Trying to sell or rent a piece of property nowadays is hard enough. But when you have giant gas tanks buried underground that need to be removed or remediated, it’s just adding fuel to the fire.
Several prominent properties in or near Oak Park — which were formerly used as gas stations — have languished over recent years. And developers looking to sell those parcels admit that sealing the deal gets harder when you add old gas pumps to the mix.
The former Shell station at the northwest corner of Madison and Harlem in Forest Park was almost a Walgreens. But the deal fell through and the drugstore ended up at Madison and Oak Park Avenue, instead. Real estate broker Ted Parris has been trying for the past four years to unload the property, but to no avail.
They’ve dropped the price by a million, down to $1.5 million, and have started renting it out for parking to Rush Oak Park Hospital, hoping to at least get some income streaming in. Shell cleaned up the property before vacating, said Parris, gaining the coveted “no further remediation” letter from the Illinois Environmental Protection Agency. But still, there’s a stigma there when people hear that it was formerly a gas station.
“A lot of people will call and be all worried about it, but I’m like, ‘Good news,'” he said, later adding, “It’s definitely a concern for some people.”
Navigating the waters of remediating an old gas station is complicated, which is why some property owners hire guys like Nick Cuzzone, president of EPS Environmental Services Inc. He works for banks and developers, helping them to determine whether cleanup is needed before selling former gas station sites.
Regulations are less stringent if the property is being developed for a commercial or industrial use, versus as an apartment or condo.
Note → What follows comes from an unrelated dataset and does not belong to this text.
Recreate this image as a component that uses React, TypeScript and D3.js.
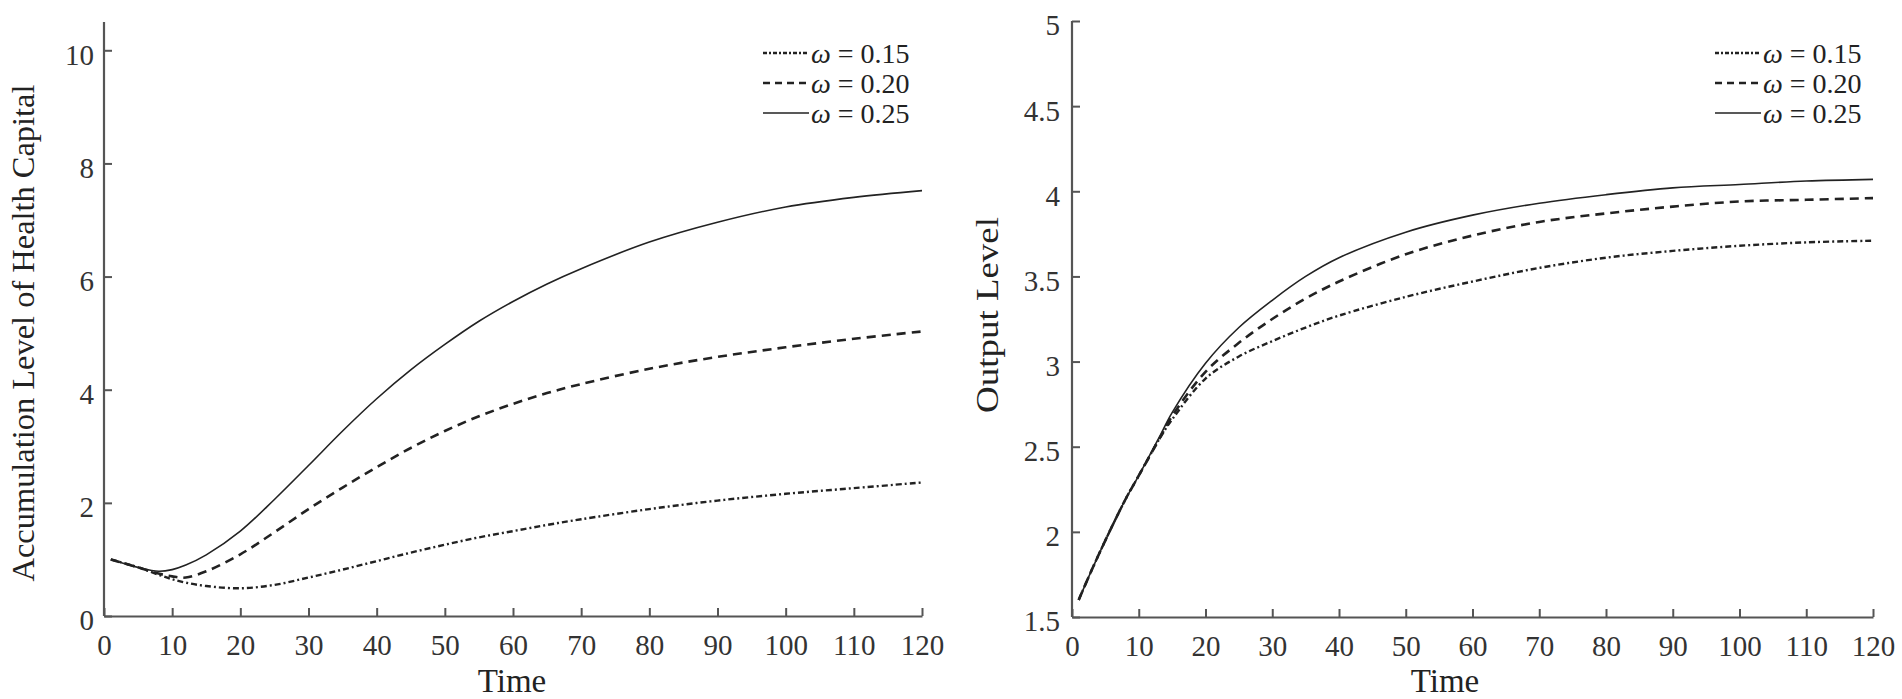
import React, { useEffect, useRef } from "react";
import * as d3 from "d3";

// left panel: accumulation level of health capital
const leftTime = [1, 5, 8, 10, 12, 15, 20, 25, 30, 35, 40, 45, 50, 55, 60, 65, 70, 80, 90, 100, 110, 120];
const leftW15 = [1.0, 0.86, 0.73, 0.65, 0.59, 0.53, 0.49, 0.55, 0.68, 0.82, 0.97, 1.12, 1.26, 1.39, 1.5, 1.61, 1.71, 1.89, 2.04, 2.16, 2.26, 2.36];
const leftW20 = [1.0, 0.86, 0.75, 0.7, 0.68, 0.79, 1.09, 1.48, 1.89, 2.27, 2.63, 2.97, 3.27, 3.53, 3.75, 3.94, 4.1, 4.37, 4.58, 4.75, 4.9, 5.03];
const leftW25 = [1.0, 0.86, 0.79, 0.82, 0.9, 1.08, 1.5, 2.06, 2.66, 3.27, 3.84, 4.35, 4.8, 5.21, 5.56, 5.87, 6.14, 6.61, 6.96, 7.23, 7.4, 7.52];

// right panel: output level
const rightTime = [1, 3, 5, 8, 10, 13, 15, 20, 25, 30, 35, 40, 50, 60, 70, 80, 90, 100, 110, 120];
const rightW15 = [1.6, 1.78, 1.95, 2.19, 2.33, 2.54, 2.66, 2.9, 3.03, 3.12, 3.2, 3.27, 3.38, 3.47, 3.55, 3.61, 3.65, 3.68, 3.7, 3.71];
const rightW20 = [1.6, 1.78, 1.95, 2.19, 2.33, 2.54, 2.68, 2.94, 3.11, 3.25, 3.37, 3.47, 3.63, 3.74, 3.82, 3.87, 3.91, 3.94, 3.95, 3.96];
const rightW25 = [1.6, 1.78, 1.95, 2.19, 2.33, 2.55, 2.7, 2.99, 3.2, 3.36, 3.5, 3.61, 3.76, 3.86, 3.93, 3.98, 4.02, 4.04, 4.06, 4.07];

const xTicks = [0, 10, 20, 30, 40, 50, 60, 70, 80, 90, 100, 110, 120];
const leftYTicks = [0, 2, 4, 6, 8, 10];
const rightYTicks = [1.5, 2, 2.5, 3, 3.5, 4, 4.5, 5];
const legendLabels = ["ω = 0.15", "ω = 0.20", "ω = 0.25"];

const FONT = "'Liberation Serif', 'Times New Roman', serif";
const INK = "#222";
const AXIS = "#555";

const styles = [
  { dash: "6,3,2,3", width: 2.4 },
  { dash: "9,6", width: 2.6 },
  { dash: null, width: 1.6 },
];

interface Panel {
  left: number;
  right: number;
  top: number;
  bottom: number;
  yDomain: [number, number];
  yTicks: number[];
  yPad: number;
  time: number[];
  series: number[][];
  yLabel: string;
  yLabelX: number;
  yLabelY: number;
  yLabelLen: number;
  timeX: number;
  legendX: number;
}

const panels: Panel[] = [
  {
    left: 104, right: 922, top: 22, bottom: 616,
    yDomain: [0, 10.5], yTicks: leftYTicks, yPad: 10,
    time: leftTime, series: [leftW15, leftW20, leftW25],
    yLabel: "Accumulation Level of Health Capital",
    yLabelX: 34, yLabelY: 333, yLabelLen: 497,
    timeX: 512, legendX: 763,
  },
  {
    left: 1072, right: 1873, top: 21, bottom: 617,
    yDomain: [1.5, 5], yTicks: rightYTicks, yPad: 12,
    time: rightTime, series: [rightW15, rightW20, rightW25],
    yLabel: "Output Level",
    yLabelX: 998, yLabelY: 315, yLabelLen: 196,
    timeX: 1445, legendX: 1715,
  },
];

const App: React.FC = () => {
  const svgRef = useRef<SVGSVGElement | null>(null);

  useEffect(() => {
    const svg = d3.select(svgRef.current);
    svg.selectAll("*").remove();

    panels.forEach((p) => {
      const x = d3.scaleLinear().domain([0, 120]).range([p.left, p.right]);
      const y = d3.scaleLinear().domain(p.yDomain).range([p.bottom, p.top]);
      const g = svg.append("g").attr("font-family", FONT);

      // axes
      const xAxis = g
        .append("g")
        .attr("transform", `translate(0,${p.bottom})`)
        .call(d3.axisBottom(x).tickValues(xTicks).tickSize(-8).tickSizeOuter(0).tickPadding(18));
      const yAxis = g
        .append("g")
        .attr("transform", `translate(${p.left},0)`)
        .call(
          d3
            .axisLeft(y)
            .tickValues(p.yTicks)
            .tickFormat((d) => String(d))
            .tickSize(-8)
            .tickSizeOuter(0)
            .tickPadding(p.yPad)
        );
      [xAxis, yAxis].forEach((a) => {
        a.select(".domain").attr("stroke", AXIS).attr("stroke-width", 2.2);
        a.selectAll(".tick line").attr("stroke", AXIS).attr("stroke-width", 2);
        a.selectAll(".tick text")
          .attr("fill", "#333")
          .style("font-family", FONT)
          .style("font-size", "29px");
      });
      yAxis.selectAll(".tick text").attr("dy", "0.48em");
      // axis line runs up to top of range
      yAxis.select(".domain").attr("d", `M0,${p.bottom}V${p.top}`);

      // curves
      const line = d3
        .line<number>()
        .x((_, i) => x(p.time[i]))
        .y((d) => y(d))
        .curve(d3.curveCatmullRom.alpha(0.5));
      p.series.forEach((s, k) => {
        const path = g
          .append("path")
          .attr("d", line(s))
          .attr("fill", "none")
          .attr("stroke", INK)
          .attr("stroke-width", styles[k].width);
        if (styles[k].dash) path.attr("stroke-dasharray", styles[k].dash);
      });

      // labels
      g.append("text")
        .attr("x", p.timeX)
        .attr("y", 692)
        .attr("text-anchor", "middle")
        .attr("fill", "#222")
        .style("font-family", FONT)
        .style("font-size", "33px")
        .text("Time");
      g.append("text")
        .attr("transform", `translate(${p.yLabelX},${p.yLabelY}) rotate(-90)`)
        .attr("text-anchor", "middle")
        .attr("textLength", p.yLabelLen)
        .attr("lengthAdjust", "spacingAndGlyphs")
        .attr("fill", "#222")
        .style("font-family", FONT)
        .style("font-size", "32px")
        .text(p.yLabel);

      // legend
      legendLabels.forEach((lab, k) => {
        const cy = 53 + k * 30;
        const seg = g
          .append("line")
          .attr("x1", p.legendX)
          .attr("x2", p.legendX + 46)
          .attr("y1", cy)
          .attr("y2", cy)
          .attr("stroke", INK)
          .attr("stroke-width", styles[k].width);
        if (styles[k].dash) seg.attr("stroke-dasharray", k === 0 ? "4,2,2,2" : "7,5");
        const t = g
          .append("text")
          .attr("x", p.legendX + 48)
          .attr("y", cy + 10)
          .attr("fill", "#222")
          .style("font-family", FONT)
          .style("font-size", "28px");
        t.append("tspan").style("font-family", FONT).style("font-style", "italic").text(lab.slice(0, 1));
        t.append("tspan").style("font-family", FONT).text(lab.slice(1));
      });
    });
  }, []);

  return (
    <div style={{ position: "absolute", left: 0, top: 0, background: "#fff" }}>
      <svg ref={svgRef} width={1902} height={699}></svg>
    </div>
  );
};

export default App;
Tanks installed after 1974 generally need to be removed, though they can be filled or covered if built before 1974.
Sometimes sellers remediate the soil themselves, other times they discount the price to give the buyer more dough to fix up the property. Either way, sellers might have to wait awhile to get rid of their land.
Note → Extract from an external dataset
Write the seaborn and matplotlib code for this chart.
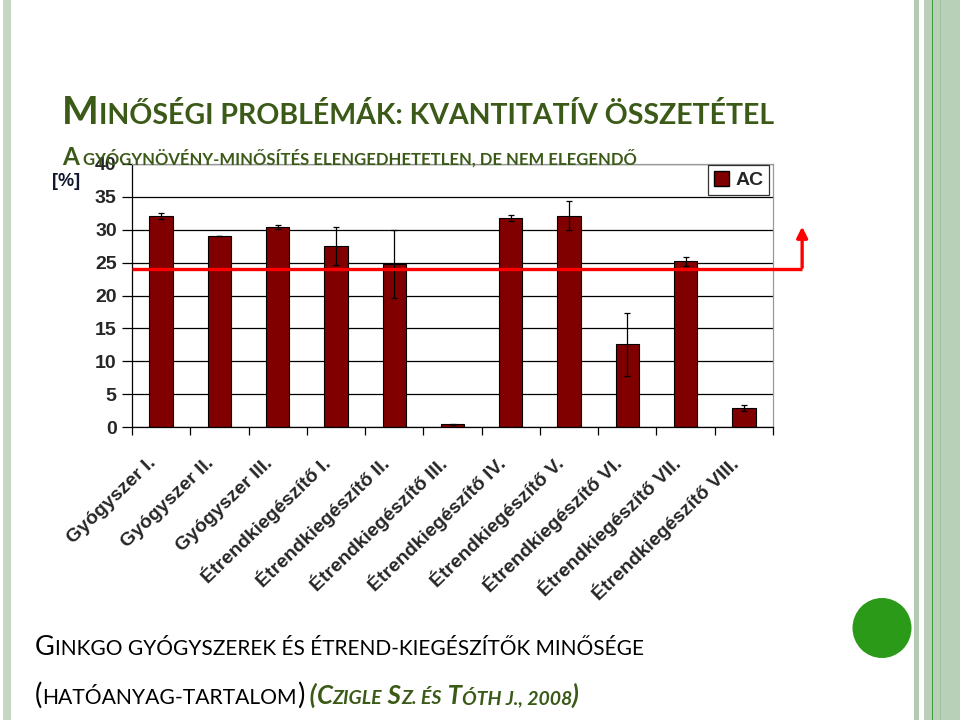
import numpy as np
import pandas as pd
import matplotlib.pyplot as plt
import matplotlib.transforms as mtransforms
import seaborn as sns
from matplotlib.patches import Rectangle, Ellipse, Patch

categories = ['Gyógyszer I.', 'Gyógyszer II.', 'Gyógyszer III.',
              'Étrendkiegészítő I.', 'Étrendkiegészítő II.', 'Étrendkiegészítő III.',
              'Étrendkiegészítő IV.', 'Étrendkiegészítő V.', 'Étrendkiegészítő VI.',
              'Étrendkiegészítő VII.', 'Étrendkiegészítő VIII.']
ac_values = [32.1, 29.0, 30.4, 27.5, 24.8, 0.4, 31.8, 32.1, 12.6, 25.2, 2.9]
ac_errors = [0.4, 0.0, 0.3, 2.9, 5.2, 0.1, 0.5, 2.2, 4.8, 0.7, 0.5]
threshold = 24
y_ticks = [0, 5, 10, 15, 20, 25, 30, 35, 40]

W, H = 960, 720
GREEN = '#3b5a18'

df = pd.DataFrame({'cat': categories, 'AC': ac_values, 'err': ac_errors})

sns.set_theme(style='white')
plt.rcParams['font.family'] = ['Liberation Sans', 'DejaVu Sans']

fig = plt.figure(figsize=(9.6, 7.2), dpi=100)
ax = fig.add_axes([132 / W, 1 - 427 / H, 641 / W, 263 / H])

sns.barplot(data=df, x='cat', y='AC', color='#800000', edgecolor='black',
            linewidth=0.8, width=0.4, errorbar=None, saturation=1, ax=ax)
ax.errorbar(np.arange(len(df)), df['AC'], yerr=df['err'], fmt='none',
            ecolor='black', elinewidth=0.9, capsize=2.5, capthick=0.9, zorder=4)

ax.set_xlim(-0.5, len(df) - 0.5)
ax.set_ylim(0, 40)
ax.set_yticks(y_ticks)
ax.yaxis.grid(True, color='black', linewidth=0.9)
ax.set_axisbelow(True)
for s in ['top', 'right']:
    ax.spines[s].set_color('#999999')
    ax.spines[s].set_linewidth(0.9)
for s in ['left', 'bottom']:
    ax.spines[s].set_color('black')
    ax.spines[s].set_linewidth(0.9)
ax.set_xlabel('')
ax.set_ylabel('')
ax.tick_params(axis='y', left=True, length=7, width=0.9, color='black',
               labelsize=14, pad=4)
for lab in ax.get_yticklabels():
    lab.set_fontweight('bold')
ax.set_xticks(np.arange(len(df)))
ax.set_xticklabels(categories, rotation=44, ha='right', rotation_mode='anchor',
                   fontsize=14, fontweight='bold', va='center')
ax.tick_params(axis='x', bottom=False, pad=16)
# nudge rotated labels so their upper end sits below the bar, like Excel
shift = mtransforms.ScaledTranslation(-8 / 100, -3 / 100, fig.dpi_scale_trans)
for lab in ax.get_xticklabels():
    lab.set_transform(lab.get_transform() + shift)
ax.set_xticks(np.arange(len(df) + 1) - 0.5, minor=True)
ax.tick_params(axis='x', which='minor', bottom=True, length=6, width=0.9, color='black')

leg = ax.legend(handles=[Patch(facecolor='#800000', edgecolor='black', label='AC')],
                loc='upper right', bbox_to_anchor=(0.994, 0.995), frameon=True,
                fancybox=False, edgecolor='black', handlelength=0.8, handleheight=0.8,
                handletextpad=0.3, borderpad=0.3, borderaxespad=0,
                prop={'weight': 'bold', 'size': 14})
leg.get_frame().set_linewidth(0.9)

# threshold line with arrow
ax.plot([-0.5, len(df)], [threshold, threshold], color='red', lw=2.4,
        clip_on=False, zorder=5, solid_capstyle='butt')
ax.annotate('', xy=(len(df), 30.9), xytext=(len(df), threshold - 0.15),
            arrowprops=dict(arrowstyle='-|>', color='red', lw=2.4, mutation_scale=16),
            annotation_clip=False, zorder=5)

fig.text(52 / W, 1 - 186 / H, '[%]', fontsize=13, fontweight='bold', color='#101830')

# slide decoration
fig.patches.append(Rectangle((3 / W, 0), 8 / W, 1, transform=fig.transFigure,
                             facecolor='#c4d8c4', edgecolor='none'))
fig.patches.append(Rectangle((914 / W, 0), 5 / W, 1, transform=fig.transFigure,
                             facecolor='#b3cab3', edgecolor='none'))
fig.patches.append(Rectangle((924 / W, 0), 36 / W, 1, transform=fig.transFigure,
                             facecolor='#b8cfb8', edgecolor='none'))
fig.patches.append(Rectangle((931.5 / W, 0), 1.5 / W, 1, transform=fig.transFigure,
                             facecolor='#3d9b3d', edgecolor='none'))
fig.patches.append(Rectangle((940 / W, 0), 1 / W, 1, transform=fig.transFigure,
                             facecolor='#a3c0a3', edgecolor='none'))
fig.patches.append(Ellipse((882 / W, 1 - 628 / H), 59 / W, 60 / H,
                           transform=fig.transFigure, facecolor='#2b9a18',
                           edgecolor='none'))

renderer = fig.canvas.get_renderer()


def draw_runs(x, y, runs):
    # runs: (text, size, color, weight, style); x, y in pixels from top-left
    for txt, size, color, weight, style in runs:
        t = fig.text(x / W, 1 - y / H, txt, fontsize=size, color=color,
                     fontweight=weight, fontstyle=style, va='baseline',
                     family=['Lato', 'DejaVu Sans'])
        x += t.get_window_extent(renderer).width


draw_runs(62, 124, [('M', 28, GREEN, 'bold', 'normal'),
                    ('INŐSÉGI PROBLÉMÁK: KVANTITATÍV ÖSSZETÉTEL', 20.5, GREEN, 'bold', 'normal')])
draw_runs(62, 165, [('A', 17.5, GREEN, 'bold', 'normal'),
                    (' GYÓGYNÖVÉNY-MINŐSÍTÉS ELENGEDHETETLEN, DE NEM ELEGENDŐ', 12, GREEN, 'bold', 'normal')])
draw_runs(35, 655, [('G', 19.5, 'black', 'normal', 'normal'),
                    ('INKGO GYÓGYSZEREK ÉS ÉTREND-KIEGÉSZÍTŐK MINŐSÉGE', 15, 'black', 'normal', 'normal')])
draw_runs(35, 704, [('(', 20, 'black', 'normal', 'normal'),
                    ('HATÓANYAG-TARTALOM', 15.2, 'black', 'normal', 'normal'),
                    (')', 20, 'black', 'normal', 'normal'),
                    (' (', 18.5, GREEN, 'bold', 'italic'),
                    ('C', 18.5, GREEN, 'bold', 'italic'),
                    ('ZIGLE', 14, GREEN, 'bold', 'italic'),
                    (' S', 18.5, GREEN, 'bold', 'italic'),
                    ('Z. ÉS', 14, GREEN, 'bold', 'italic'),
                    (' T', 18.5, GREEN, 'bold', 'italic'),
                    ('ÓTH J., 2008', 14, GREEN, 'bold', 'italic'),
                    (')', 18.5, GREEN, 'bold', 'italic')])

fig.savefig('out.png', dpi=100, facecolor='white')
“It’s hard enough. When you see vacant lots that aren’t contaminated, nobody wants to develop them,” Cuzzone said. “It’s even worse with contaminated sites.”
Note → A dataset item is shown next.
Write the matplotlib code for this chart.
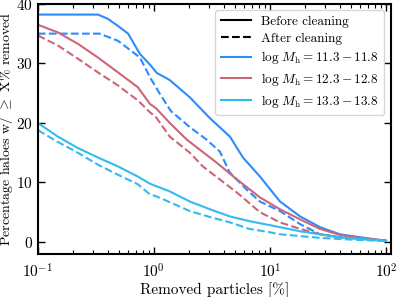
import numpy as np
import matplotlib
matplotlib.use('Agg')
import matplotlib.pyplot as plt

plt.rcParams.update({
    'font.family': 'serif',
    'font.serif': ['cmr10', 'DejaVu Serif'],
    'mathtext.fontset': 'cm',
    'axes.formatter.use_mathtext': True,
    'axes.unicode_minus': False,
    'font.size': 11,
})

C_LOW = '#2a8cff'
C_MID = '#cc6677'
C_HIGH = '#33bbee'

# ---- values ----
# log M_h = 11.3 - 11.8
x_low_b = [0.1, 0.33, 0.40, 0.49, 0.60, 0.757, 0.924, 1.06, 1.37, 2.04, 3.04,
           4.52, 5.85, 8.2, 12.2, 18.2, 27, 40, 59.7, 100]
low_before = [38.2, 38.2, 37.5, 36.3, 35.0, 31.6, 29.8, 28.4, 27.2, 24.3, 20.8,
              17.7, 14.2, 11.0, 6.8, 4.3, 2.5, 1.3, 0.8, 0.2]
x_low_a = [0.1, 0.34, 0.49, 0.757, 0.924, 1.1, 1.4, 2.04, 2.8, 3.7, 4.5,
           6.3, 8.2, 12.2, 18.2, 27, 40, 100]
low_after = [35.0, 35.0, 33.8, 31.0, 27.7, 25.2, 22.0, 19.3, 17.3, 15.2, 11.7,
             8.8, 6.8, 5.2, 3.0, 1.3, 0.8, 0.2]

# log M_h = 12.3 - 12.8
x_mid_b = [0.1, 0.149, 0.221, 0.329, 0.49, 0.727, 0.924, 1.04, 1.37, 1.92,
           3.49, 5.2, 8.2, 12.2, 18.2, 27, 40, 59.7, 100]
mid_before = [36.5, 35.2, 33.3, 31.0, 28.5, 26.0, 23.2, 22.5, 20.0, 17.2,
              13.3, 10.5, 7.5, 5.5, 3.8, 2.2, 1.2, 0.7, 0.25]
x_mid_a = [0.1, 0.149, 0.221, 0.329, 0.49, 0.727, 0.924, 1.04, 1.37, 2.04,
           2.64, 5.2, 8.2, 12.2, 18.2, 27, 40, 59.7, 100]
mid_after = [34.7, 33.0, 30.8, 28.5, 26.3, 23.8, 21.8, 21.0, 17.7, 15.0,
             12.7, 8.3, 5.0, 3.3, 2.2, 1.3, 0.8, 0.5, 0.2]

# log M_h = 13.3 - 13.8
x_high = [0.1, 0.149, 0.221, 0.329, 0.49, 0.727, 0.924, 1.04, 1.37, 2.04,
          3.04, 4.52, 6.66, 9.6, 12.2, 18.2, 27, 40, 100]
high_before = [20.0, 17.7, 15.8, 14.2, 12.7, 11.0, 9.8, 9.4, 8.5, 6.8,
               5.5, 4.3, 3.5, 2.9, 2.5, 1.8, 1.3, 0.8, 0.2]
high_after = [18.8, 16.8, 15.0, 13.0, 11.3, 9.7, 8.0, 7.7, 6.7, 5.2,
              4.2, 3.3, 2.2, 1.7, 1.3, 1.0, 0.7, 0.5, 0.15]

labels = [r'$\log\,M_{\rm h} = 11.3 - 11.8$',
          r'$\log\,M_{\rm h} = 12.3 - 12.8$',
          r'$\log\,M_{\rm h} = 13.3 - 13.8$']

fig = plt.figure(figsize=(3.98, 2.97), dpi=100)
ax = fig.add_axes([0.095, 0.145, 0.887, 0.842])

lw = 1.5
ax.plot(x_low_b, low_before, color=C_LOW, lw=lw)
ax.plot(x_low_a, low_after, color=C_LOW, lw=lw, ls='--')
ax.plot(x_mid_b, mid_before, color=C_MID, lw=lw)
ax.plot(x_mid_a, mid_after, color=C_MID, lw=lw, ls='--')
ax.plot(x_high, high_before, color=C_HIGH, lw=lw)
ax.plot(x_high, high_after, color=C_HIGH, lw=lw, ls='--')

# legend proxies
h = [ax.plot([], [], color='k', lw=lw, label='Before cleaning')[0],
     ax.plot([], [], color='k', lw=lw, ls='--', label='After cleaning')[0]]
for c, lab in zip([C_LOW, C_MID, C_HIGH], labels):
    h.append(ax.plot([], [], color=c, lw=lw, label=lab)[0])
ax.legend(handles=h, loc='upper right', fontsize=9.5, frameon=True,
          edgecolor='#cccccc', handlelength=2.3, borderaxespad=0.5,
          labelspacing=0.35)

ax.set_xscale('log')
ax.set_xlim(0.1, 110)
ax.set_ylim(-2, 40)
ax.set_yticks([0, 10, 20, 30, 40])
ax.set_xlabel('Removed particles [%]', fontsize=11, labelpad=1)
ax.set_ylabel(r'Percentage haloes w/ $\geq$ X% removed', fontsize=10)
ax.yaxis.set_label_coords(-0.066, 0.5)
ax.tick_params(which='both', direction='in', top=True, right=True)
ax.tick_params(which='major', length=5, width=1)
ax.tick_params(which='minor', length=3, width=0.8)
ax.tick_params(axis='x', which='major', pad=6)
for sp in ax.spines.values():
    sp.set_linewidth(1.5)

fig.savefig('out.png', dpi=100)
Another such site is the abandoned Petro station at 901 Madison St. in Oak Park. The property has been mired in foreclosure since 2007 and is currently owned by Harris Bank. It’s being listed on the market for $480,000, according to spokesman Patrick O’Herlihy, who acknowledged that selling a defunct gas station is more difficult than a typical commercial property.
A former BP station at 801 S. Oak Park Ave. has also been on the market for a spell, since the business closed last summer. But they’ve had more luck, as the property is currently under contract, according to Phil Brasse, an asset manager for CIMA Developers Inc. He declined to say, yet, what will take the BP’s place, but said he hopes to get permits to remove the underground gas tank in the near future.
He, too, said the former gas use muddied things up. “Certainly,” he said. “There are environmental issues that need to be resolved, and very few people want to get involved with that.”
David King, an Oak Park-based commercial real estate broker, thinks the bigger problem is that nobody is building new construction of any sort in the current economy.
“The hurdle is not the environmental; the hurdle is the economy,” he said.